I am using the simple tag environment from Pettingzoo https://www.pettingzoo.ml/mpe/simple_tag that has two agent types: “agent_#” and “adversary_#”. I use 3 “agents” and 6 “adversaries” When I try to use one policy for “agent_#” named “shared_1” and one another for “adversary_#”, named “shared_2”, I get the warning: No data for shared_2, not updating kl.

As I understand the shared_2 policy is not used.
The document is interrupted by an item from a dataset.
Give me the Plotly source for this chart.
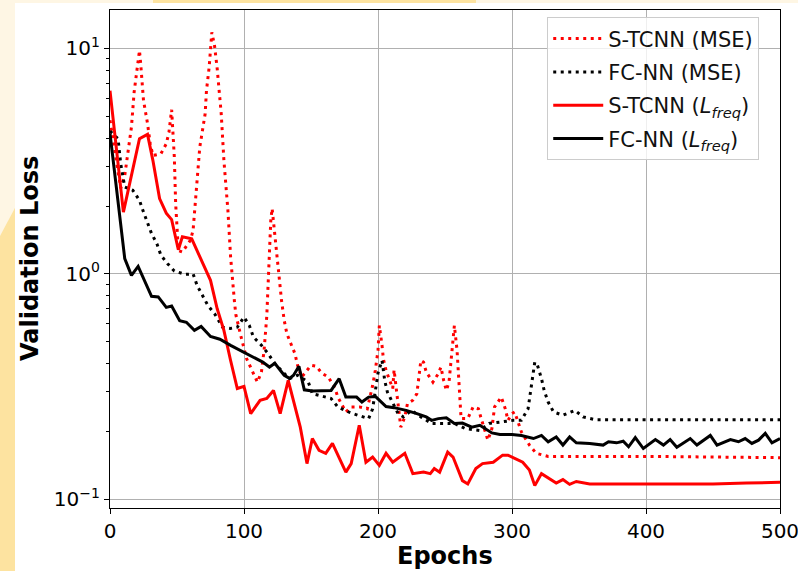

When I try to use independent learning (one policy for each agent regardless of their type) or 2 shared policies but with 1 “agent” and 3 “adversaries”, which is the custom format I don’t get this warning.

Do you know why this is happening or if it is RLlib or environment related?

Please find attached the code.
Thanks,
George


from ray import tune
import ray
from ray.tune.registry import register_env
from ray.rllib.env.wrappers.pettingzoo_env import PettingZooEnv
from pettingzoo.mpe import simple_tag_v2
from supersuit import pad_observations_v0


if __name__ == "__main__":

    ray.init()

    def env_creator(args):
        env = simple_tag_v2.env(num_good=3, num_adversaries=6, num_obstacles=2, max_cycles=25)
        env = pad_observations_v0(env)
        return env

    register_env("simple_tag", lambda args: PettingZooEnv(env_creator(args)))
    test_env = PettingZooEnv(env_creator({}))
    obs_space = test_env.observation_space
    act_spc = test_env.action_space

    policies = {"shared_1": (None, obs_space, act_spc, {}),
                "shared_2": (None, obs_space, act_spc, {})
                }

    policy_ids = list(policies.keys())


    def policy_mapping_fn(agent_id):
        if agent_id == "agent_0" or "agent_1" or "agent_2":
            return "shared_1"
        else:
            return "shared_2"

    tune.run(
        "PPO",
        name="PPO simple_tag trial 1",
        stop={"episodes_total": 50000},
        checkpoint_freq=10,
        config={
            # Enviroment specific
            "env": "simple_tag",
            # General
            "framework": "torch",
            "num_gpus": 0,
            "num_workers": 0,
            # Method specific
            "multiagent": {
                "policies": policies,
                "policy_mapping_fn": policy_mapping_fn,
            },
        },
    )

Hi,

I also would like to ask if anyone knows exactly the meaning of this warning, in order to know the direction I have to search, since I cannot find much on other questions regarding this.

Thanks